Le comique, c’est du
mécanique plaqué sur du vivant.
Bergson – Le rire
Je commencerai en citant ce
texte fort clair pour résumer la thèse de Bergson sur le rire :
« (Pour Bergson) être vivant, c’est donc,
d’abord, être attentif, aux aguets, sur le qui-vive, apte à repérer ce
surgissement de l’inattendu et de l’inopiné ; c’est, ensuite, être souple et
flexible, c’est-à-dire en mesure de réagir et de répondre à une situation
singulière et originale. En un mot, c’est s’adapter.

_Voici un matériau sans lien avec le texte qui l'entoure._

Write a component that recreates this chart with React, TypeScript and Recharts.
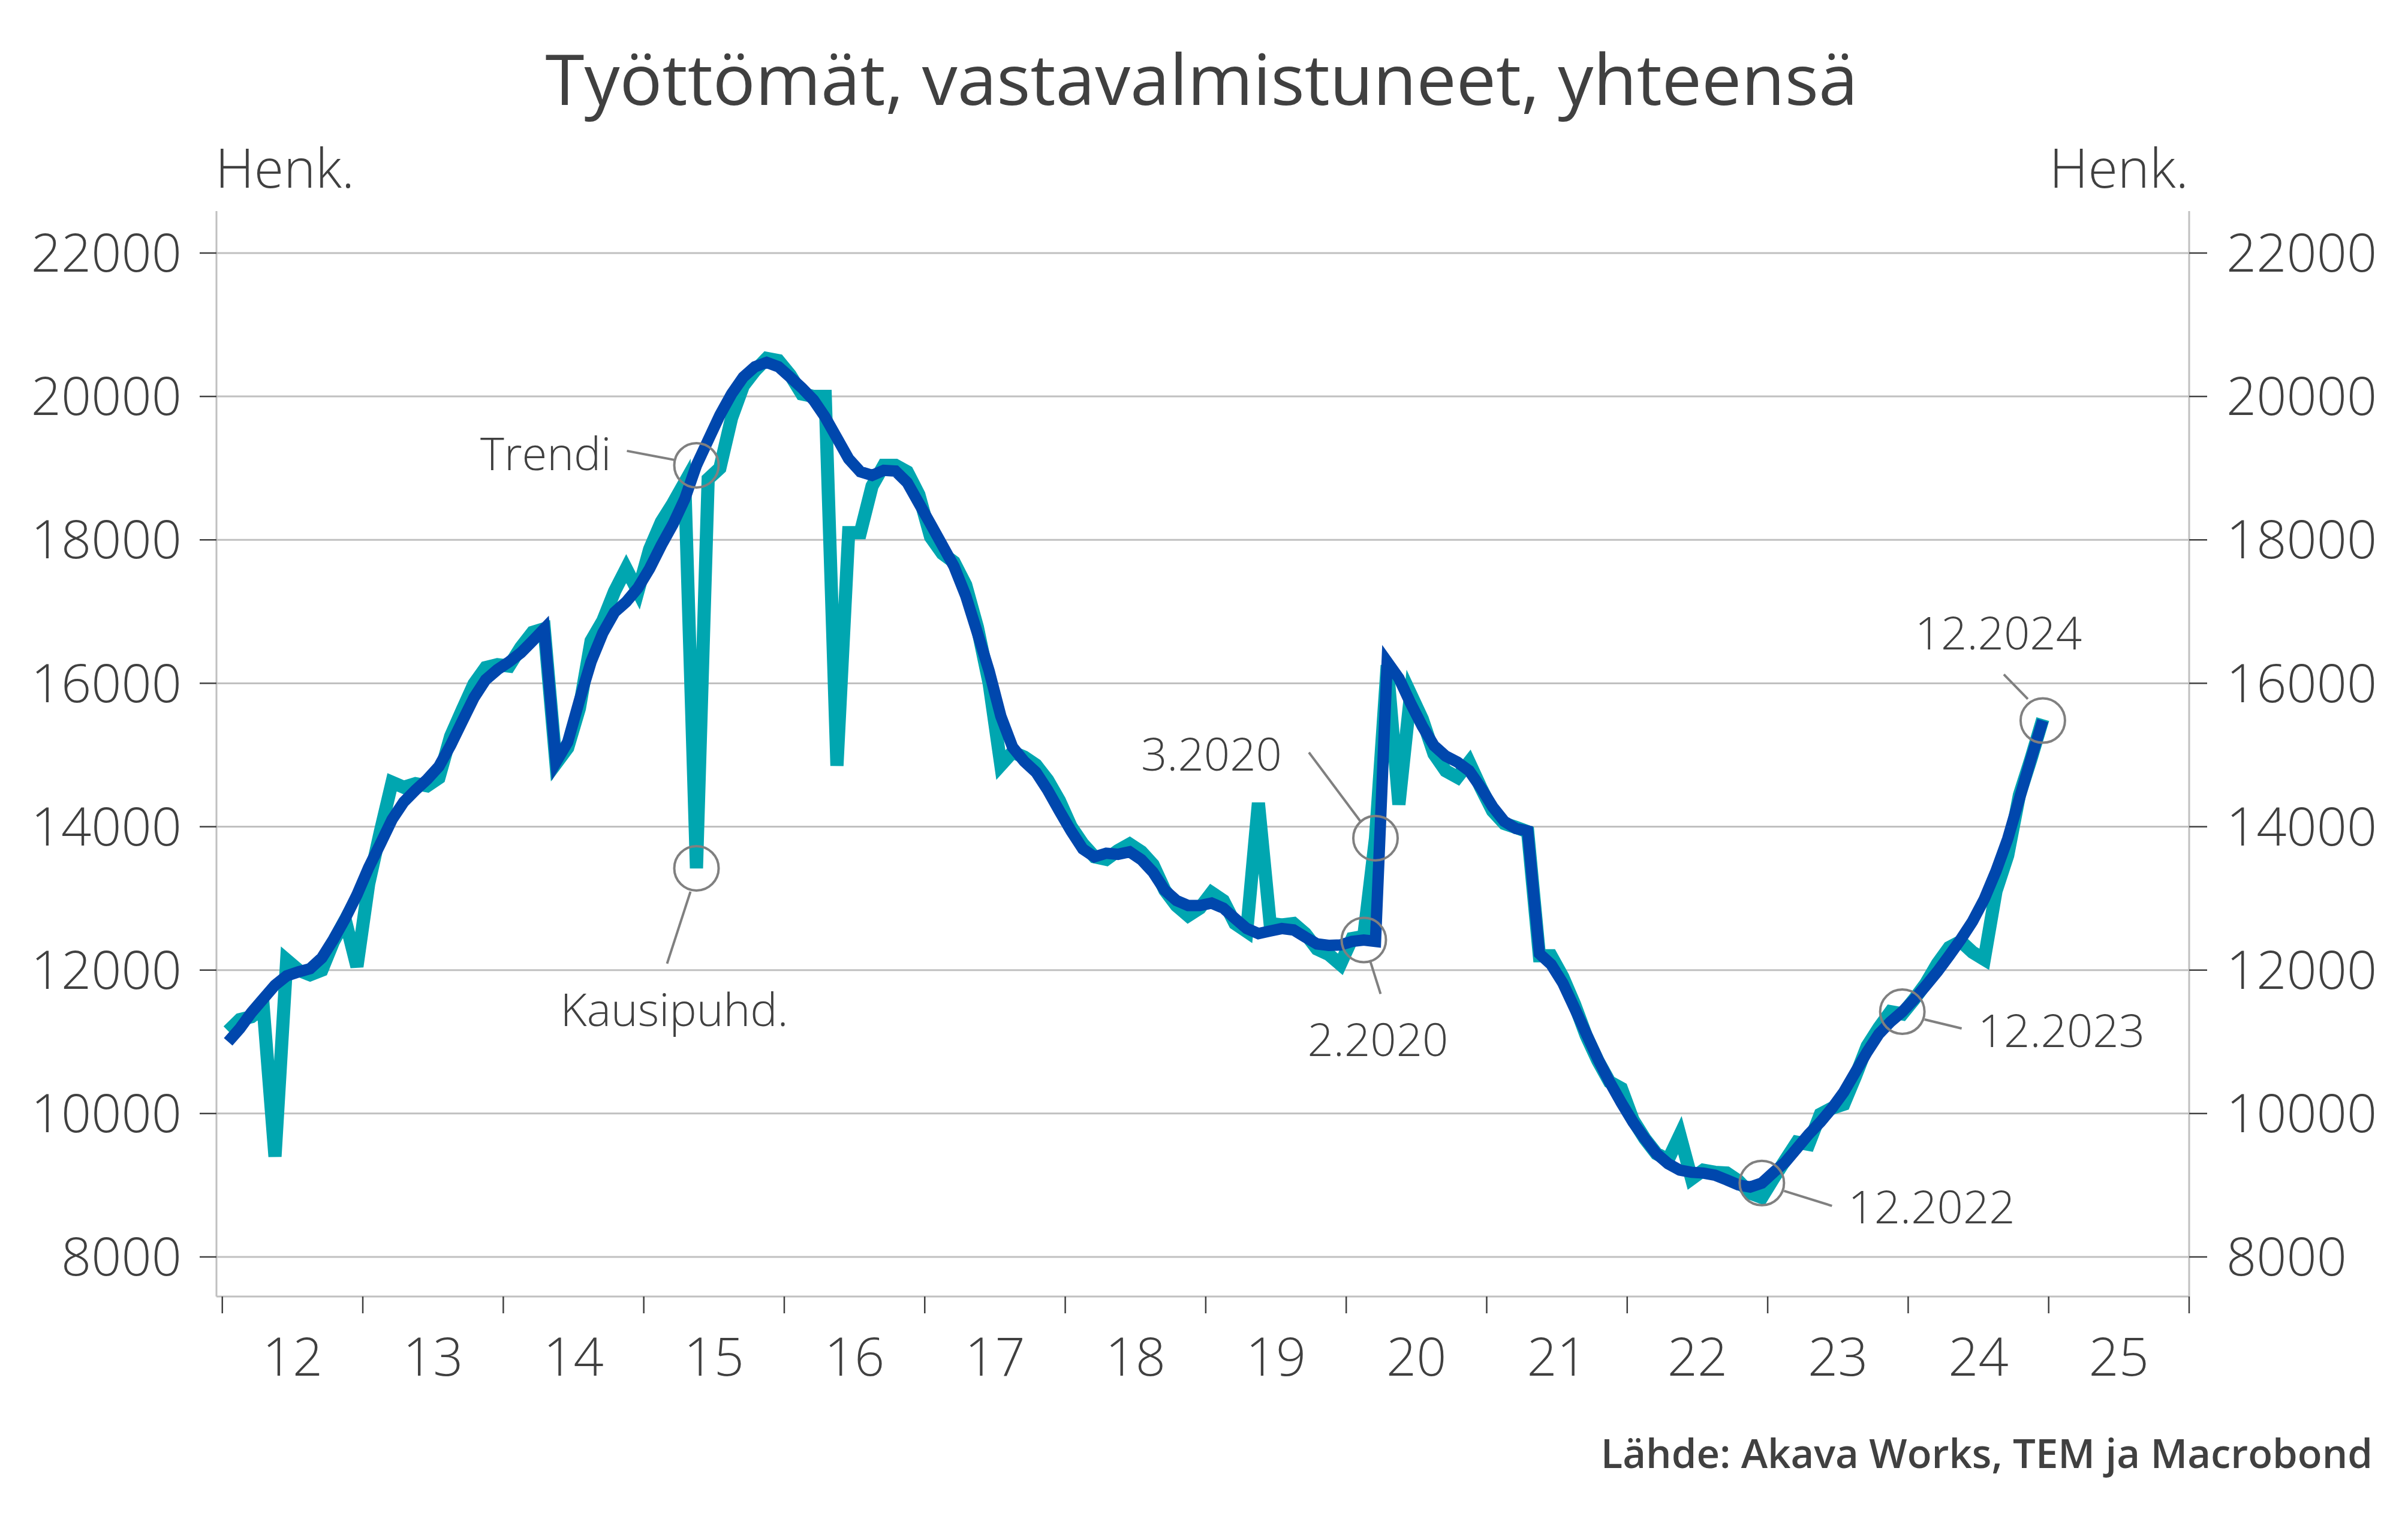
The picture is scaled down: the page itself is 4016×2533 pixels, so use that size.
import React from "react";
import {
  LineChart,
  Line,
  XAxis,
  YAxis,
  CartesianGrid,
  ReferenceDot,
} from "recharts";

// monthly values, 1.2012 ... 12.2024
const seasonallyAdjusted = [
  11150, 11310, 11350, 11475, 9400, 12140, 12000, 11935, 12000, 12400, 12700, 12050,
  13200, 13930, 14620, 14550, 14600, 14570, 14680, 15260, 15630, 15990, 16220, 16260,
  16240, 16500, 16710, 16760, 14880, 15100, 15650, 16590, 16870, 17280, 17600, 17280,
  17870, 18250, 18510, 18800, 13420, 18850, 19000, 19700, 20150, 20360, 20530, 20500,
  20300, 20035, 20000, 20000, 14850, 18100, 18100, 18750, 19040, 19040, 18950, 18630,
  18040, 17810, 17690, 17370, 16780, 16000, 14860, 15040, 14970, 14860, 14650, 14365,
  14000, 13760, 13580, 13545, 13665, 13757, 13650, 13470, 13115, 12900, 12760, 12865,
  13080, 12970, 12650, 12540, 14330, 12650, 12630, 12650, 12510, 12295, 12220, 12080,
  12440, 12470, 13840, 16250, 14310, 15850, 15500, 15015, 14780, 14690, 14900, 14545,
  14220, 14045, 13990, 13930, 12200, 12200, 11905, 11525, 11085, 10735, 10440, 10350,
  9910, 9650, 9440, 9355, 9700, 9090, 9210, 9180, 9170, 9060, 8890, 8830,
  9095, 9350, 9600, 9570, 9990, 10075, 10130, 10520, 10940, 11195, 11420, 11390,
  11590, 11810, 12090, 12315, 12400, 12250, 12150, 13100, 13600, 14440, 14950, 15500,
];

const trend = [
  11000, 11185, 11410, 11600, 11790, 11920, 11975, 12020, 12170, 12430, 12720, 13050,
  13430, 13760, 14100, 14345, 14510, 14660, 14840, 15135, 15470, 15800, 16050, 16190,
  16300, 16425, 16590, 16760, 14900, 15180, 15760, 16300, 16700, 16990, 17135, 17330,
  17600, 17925, 18220, 18570, 19040, 19390, 19740, 20035, 20270, 20415, 20475, 20415,
  20270, 20120, 19950, 19710, 19420, 19130, 18950, 18900, 18970, 18960, 18800, 18510,
  18220, 17925, 17630, 17220, 16700, 16170, 15540, 15110, 14910, 14760, 14510, 14220,
  13940, 13690, 13580, 13630, 13615, 13650, 13540, 13365, 13115, 12970, 12900, 12900,
  12935, 12865, 12720, 12580, 12510, 12545, 12580, 12560, 12460, 12365, 12345, 12350,
  12400, 12420, 12400, 16300, 16070, 15720, 15400, 15130, 14985, 14900, 14780, 14545,
  14280, 14075, 13975, 13940, 12230, 12080, 11820, 11470, 11115, 10760, 10440, 10150,
  9880, 9650, 9440, 9300, 9210, 9180, 9170, 9140, 9075, 9005, 8975, 9030,
  9180, 9320, 9515, 9710, 9880, 10075, 10300, 10580, 10860, 11110, 11280, 11420,
  11590, 11780, 11980, 12200, 12430, 12680, 12990, 13380, 13830, 14390, 14950, 15480,
];

const yearLabels = ["12", "13", "14", "15", "16", "17", "18", "19", "20", "21", "22", "23", "24", "25"];
const yTicks = [8000, 10000, 12000, 14000, 16000, 18000, 20000, 22000];

// x is months since 1.2012, each point sits mid-month
const rows = trend.map((v, i) => ({ t: i + 0.5, sa: seasonallyAdjusted[i], trend: v }));
const yearTicks = yearLabels.map((_, i) => i * 12).concat([yearLabels.length * 12]);
const labelTicks = yearLabels.map((_, i) => i * 12 + 6);

type Note = {
  text: string;
  month: number;
  series: "sa" | "trend";
  line: [number, number, number, number];
  tx: number;
  ty: number;
  anchor: "start" | "middle" | "end";
};

const notes: Note[] = [
  { text: "Trendi", month: 40, series: "trend", line: [-116, -24, -37, -9], tx: -142, ty: 8, anchor: "end" },
  { text: "Kausipuhd.", month: 40, series: "sa", line: [-10, 39, -49, 159], tx: -227, ty: 263, anchor: "start" },
  { text: "3.2020", month: 98, series: "sa", line: [-111, -143, -25, -28], tx: -156, ty: -113, anchor: "end" },
  { text: "2.2020", month: 97, series: "trend", line: [11, 36, 28, 90], tx: -94, ty: 194, anchor: "start" },
  { text: "12.2022", month: 131, series: "trend", line: [37, 13, 117, 38], tx: 144, ty: 67, anchor: "start" },
  { text: "12.2023", month: 143, series: "trend", line: [37, 13, 99, 28], tx: 126, ty: 59, anchor: "start" },
  { text: "12.2024", month: 155, series: "trend", line: [-65, -77, -25, -36], tx: -74, ty: -119, anchor: "middle" },
];

const W = 4016;
const H = 2533;
const TEXT = "#404040";
const GRID = "#c0c0c0";
const FONT = "'Open Sans', 'Noto Sans', sans-serif";

const noteShape = (n: Note) => (p: any) => (
  <g>
    <circle cx={p.cx} cy={p.cy} r={37} fill="none" stroke="#808080" strokeWidth={4} />
    <line
      x1={p.cx + n.line[0]}
      y1={p.cy + n.line[1]}
      x2={p.cx + n.line[2]}
      y2={p.cy + n.line[3]}
      stroke="#808080"
      strokeWidth={4}
    />
    <text
      x={p.cx + n.tx}
      y={p.cy + n.ty}
      textAnchor={n.anchor}
      fontSize={76}
      fontWeight={300}
      fill={TEXT}
    >
      {n.text}
    </text>
  </g>
);

const axisTick = { fill: TEXT, fontSize: 88, fontWeight: 300 };

export default function App() {
  return (
    <div style={{ position: "absolute", left: 0, top: 0, width: W, height: H, background: "#fff", fontFamily: FONT }}>
      <LineChart width={W} height={H} data={rows} margin={{ top: 352, right: 0, bottom: 181, left: 0 }}>
        <CartesianGrid vertical={false} syncWithTicks stroke={GRID} strokeWidth={3} yAxisId="left" xAxisId="a" />
        <XAxis
          xAxisId="a"
          dataKey="t"
          type="number"
          domain={[-0.5, 168]}
          allowDataOverflow
          ticks={yearTicks}
          interval={0}
          tick={() => <g />}
          tickSize={28}
          height={40}
          axisLine={{ stroke: GRID, strokeWidth: 3 }}
          tickLine={{ stroke: TEXT, strokeWidth: 2.5 }}
        />
        <XAxis
          xAxisId="b"
          dataKey="t"
          type="number"
          domain={[-0.5, 168]}
          allowDataOverflow
          ticks={labelTicks}
          interval={0}
          tickFormatter={(v: number) => yearLabels[Math.round((v - 6) / 12)]}
          axisLine={false}
          tickLine={false}
          tickSize={0}
          tickMargin={30}
          height={150}
          tick={axisTick}
        />
        <YAxis
          yAxisId="left"
          orientation="left"
          width={361}
          domain={[7448, 22585]}
          allowDataOverflow
          ticks={yTicks}
          interval={0}
          tickSize={28}
          tickMargin={30}
          tick={axisTick}
          axisLine={{ stroke: GRID, strokeWidth: 3 }}
          tickLine={{ stroke: TEXT, strokeWidth: 2.5 }}
        />
        <YAxis
          yAxisId="right"
          orientation="right"
          width={365}
          domain={[7448, 22585]}
          allowDataOverflow
          ticks={yTicks}
          interval={0}
          tickSize={30}
          tickMargin={32}
          tick={axisTick}
          axisLine={{ stroke: GRID, strokeWidth: 3 }}
          tickLine={{ stroke: TEXT, strokeWidth: 2.5 }}
        />
        <Line
          xAxisId="a"
          yAxisId="left"
          dataKey="sa"
          type="linear"
          stroke="#00a6b0"
          strokeWidth={22}
          dot={false}
          activeDot={false}
          isAnimationActive={false}
        />
        <Line
          xAxisId="a"
          yAxisId="right"
          dataKey="trend"
          type="linear"
          stroke="#0047ad"
          strokeWidth={19}
          dot={false}
          activeDot={false}
          isAnimationActive={false}
        />
        {notes.map((n) => (
          <ReferenceDot
            key={n.text}
            xAxisId="a"
            yAxisId="left"
            x={n.month + 0.5}
            y={n.series === "sa" ? seasonallyAdjusted[n.month] : trend[n.month]}
            r={37}
            shape={noteShape(n)}
          />
        ))}
      </LineChart>
      <svg width={W} height={H} style={{ position: "absolute", left: 0, top: 0, pointerEvents: "none" }}>
        <text x={2004} y={175} textAnchor="middle" fontSize={118} fill={TEXT}>
          Työttömät, vastavalmistuneet, yhteensä
        </text>
        <text x={359} y={313} fontSize={90} fontWeight={300} fill={TEXT}>
          Henk.
        </text>
        <text x={3650} y={313} textAnchor="end" fontSize={90} fontWeight={300} fill={TEXT}>
          Henk.
        </text>
        <text x={3957} y={2448} textAnchor="end" fontSize={67} fontWeight={600} fill={TEXT}>
          Lähde: Akava Works, TEM ja Macrobond
        </text>
      </svg>
    </div>
  );
}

Et il en va de la vie
sociale comme de la vie en général
Le rire advient quand quelqu’un n’est ni
suffisamment attentif ni assez souple pour bien repérer et réagir au
surgissement de l’imprévu, quand, selon la célèbre formule de Bergson, il y a «
du mécanique plaqué sur du vivant ». Ainsi de l’homme qui glisse sur une peau
de banane, ou du passant qui devient un pantin désarticulé en glissant sur le
trottoir. » (Sophie
Chassat – Sois brillante et pas qu’avec ton gloss ! (Lire ici)
Et puis je me
tournerai vers l’actualité résumée par cette photo qui a fait plusieurs fois le
tour de la blogosphère :
Tour de France : Chute durant
l’étape du 2 juillet 2017
On avouera
sans peine que cette image illustrant une des chutes qui parsèment les étapes
du Tour de France 2017 donne le spectacle de « mécanique plaqué sur du vivant » tel que décrit et
illustré par Bergson lui-même. Et pourtant on dira aussi que ce n’est pas
comique, que l’on se sent même horrifié par ces corps qui s’entassent
pêle-mêle, voire même qui jaillissent comme des fusées, glissant sur la route
pour s’écraser contre un rocher. Une compassion instinctive nous saisit et rien
ne parait alors plus éloigné que le rire moqueur : Bergson se serait-il
trompé ?
On dira d’abord
que si le comique signe la présence de mécanique plaqué etc., la réciproque n’est
pas forcément vraie : il existe des cas ou ce mécanisme n’est pas
spécialement comique. Et pourtant, il n’en est pas moins frappant : les
reportages des étapes, parfois monotones sont vivifiés par ces accidents, comme
si on avait besoin d’eux pour galvaniser l’attention.
Avant-hier (8
juillet) un coureur a été victime d’une autre chute qui aurait pu être
dramatique – mais elle est intervenue durant un écran publicitaire. Désolation
des commentateurs qui n’ont pas pu faire entendre aux téléspectateurs le cris
de surprise et d’effroi qui fut sans doute le leur sur l’instant ;
reprenant l’antenne, des trémolos d’émotion dans la voix, les voici qui nous
passent et repassent – y compris au ralenti – ces images. « Vous avez bien vu ? Regardez
mieux : la roue avant mord le bas côté, le coureur a mal calculé sa
trajectoire (perte de lucidité ?). Voyez comme il rebondit et traverse la
route – sur le dos – et percute un autre coureur qui chute à son tour. Les
secours – minerve – civière – gravité ? – etc. »
On dira que
c’est là le processus banal d’hystérisation des émotions pour capter
l’attention des spectateurs. Sans doute, mais pour ma part j’y vois aussi un
processus naturel de rupture dans les mécanismes habituels de la vie, quand le
mécanique fait rupture dans le vivant.